(Requirements):
Extract only the first line of the listing and every line after it up to and including the one with "fig = plt.figure(figsize=(W". Omit the pictures.

---------- Data segment ----------

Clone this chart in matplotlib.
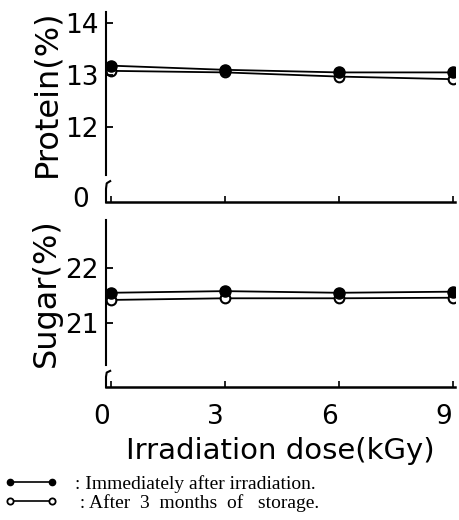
import matplotlib
matplotlib.use('Agg')
import matplotlib.pyplot as plt
import matplotlib.transforms as mtransforms
from matplotlib import font_manager
from matplotlib.lines import Line2D

# data
dose = [0, 3, 6, 9]
protein_immediate = [13.18, 13.10, 13.05, 13.05]
protein_stored = [13.08, 13.05, 12.97, 12.92]
sugar_immediate = [21.55, 21.58, 21.55, 21.57]
sugar_stored = [21.42, 21.45, 21.45, 21.46]

protein_ticks = [12, 13, 14]
sugar_ticks = [21, 22]
dose_ticks = [0, 3, 6, 9]

names = {f.name for f in font_manager.fontManager.ttflist}
sans = 'Liberation Sans Narrow' if 'Liberation Sans Narrow' in names else 'DejaVu Sans'
serif = 'Liberation Serif' if 'Liberation Serif' in names else 'DejaVu Serif'
plt.rcParams['font.family'] = sans

TICK_FS = 19
LAB_FS = 23
W, H = 460, 520
fig = plt.figure(figsize=(W / 100, H / 100), dpi=100)


def box(x0, y0, x1, y1):
    # pixel box (top-left origin) -> figure fraction rect
    return [x0 / W, 1 - y1 / H, (x1 - x0) / W, (y1 - y0) / H]


ax_p = fig.add_axes(box(106, 12, 455, 175))
ax_p0 = fig.add_axes(box(106, 180, 455, 202))
ax_s = fig.add_axes(box(106, 220, 455, 365))
ax_s0 = fig.add_axes(box(106, 370, 455, 387))

xlim = (-0.12, 9.05)

for ax in (ax_p, ax_s):
    for side in ('top', 'right', 'bottom'):
        ax.spines[side].set_visible(False)
    ax.spines['left'].set_linewidth(1.5)
    ax.set_xlim(*xlim)
    ax.set_xticks([])
    ax.tick_params(axis='y', direction='in', length=5, width=1.3,
                   labelsize=TICK_FS, pad=5)

for ax in (ax_p0, ax_s0):
    for side in ('top', 'right', 'left'):
        ax.spines[side].set_visible(False)
    ax.spines['bottom'].set_linewidth(1.8)
    ax.set_xlim(*xlim)
    ax.set_ylim(-0.3, 1)
    ax.set_xticks(dose_ticks)
    ax.tick_params(axis='x', direction='in', length=4, width=1.2,
                   labelsize=TICK_FS, pad=12)
    # axis break mark
    ax.plot([0.012, 0.002, 0.0, 0.0], [0.95, 0.85, 0.6, 0.0], color='black',
            lw=1.5, transform=ax.transAxes, clip_on=False)

ax_p0.set_yticks([0])
ax_p0.tick_params(axis='y', length=0, labelsize=TICK_FS, pad=12)
ax_p0.tick_params(axis='x', labelbottom=False)
ax_s0.set_yticks([])

# x tick labels sit a little left of their ticks in the original
shift = mtransforms.ScaledTranslation(-9 / 100, 0, fig.dpi_scale_trans)
for lab in ax_s0.get_xticklabels():
    lab.set_transform(lab.get_transform() + shift)

# protein panel
ax_p.plot(dose, protein_immediate, '-', color='black', lw=1.3,
          marker='o', ms=8, mfc='black', mec='black')
ax_p.plot(dose, protein_stored, '-', color='black', lw=1.3,
          marker='o', ms=7, mfc='white', mec='black', mew=1.5, zorder=1)
ax_p.set_ylim(11.08, 14.21)
ax_p.set_yticks(protein_ticks)
ax_p.set_ylabel('Protein(%)', fontsize=LAB_FS)
ax_p.yaxis.set_label_coords(-0.125, 0.5)

# sugar panel
ax_s.plot(dose, sugar_immediate, '-', color='black', lw=1.3,
          marker='o', ms=8, mfc='black', mec='black')
ax_s.plot(dose, sugar_stored, '-', color='black', lw=1.3,
          marker='o', ms=7, mfc='white', mec='black', mew=1.5, zorder=1)
ax_s.set_ylim(20.24, 22.87)
ax_s.set_yticks(sugar_ticks)
ax_s.set_ylabel('Sugar(%)', fontsize=LAB_FS)
ax_s.yaxis.set_label_coords(-0.125, 0.5)

ax_s0.set_xlabel('Irradiation dose(kGy)', fontsize=21, labelpad=5)

# legend
handles = [
    Line2D([], [], color='black', lw=1.2, marker='o', ms=4.5,
           mfc='black', mec='black'),
    Line2D([], [], color='black', lw=1.2, marker='o', ms=4.5,
           mfc='white', mec='black', mew=1.3),
]
labels = [': Immediately after irradiation.',
          ' : After  3  months  of   storage.']
fig.legend(handles, labels, loc='upper left', bbox_to_anchor=(0.0, 1 - 471 / H),
           frameon=False, numpoints=2, handlelength=2.75, handletextpad=0.9,
           labelspacing=0.08, borderaxespad=0, borderpad=0.2,
           prop={'family': serif, 'size': 14})

fig.savefig('out.png', dpi=100)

----------

(Expected answer):
Clone this chart in matplotlib.
import matplotlib
matplotlib.use('Agg')
import matplotlib.pyplot as plt
import matplotlib.transforms as mtransforms
from matplotlib import font_manager
from matplotlib.lines import Line2D

# data
dose = [0, 3, 6, 9]
protein_immediate = [13.18, 13.10, 13.05, 13.05]
protein_stored = [13.08, 13.05, 12.97, 12.92]
sugar_immediate = [21.55, 21.58, 21.55, 21.57]
sugar_stored = [21.42, 21.45, 21.45, 21.46]

protein_ticks = [12, 13, 14]
sugar_ticks = [21, 22]
dose_ticks = [0, 3, 6, 9]

names = {f.name for f in font_manager.fontManager.ttflist}
sans = 'Liberation Sans Narrow' if 'Liberation Sans Narrow' in names else 'DejaVu Sans'
serif = 'Liberation Serif' if 'Liberation Serif' in names else 'DejaVu Serif'
plt.rcParams['font.family'] = sans

TICK_FS = 19
LAB_FS = 23
W, H = 460, 520
fig = plt.figure(figsize=(W / 100, H / 100), dpi=100)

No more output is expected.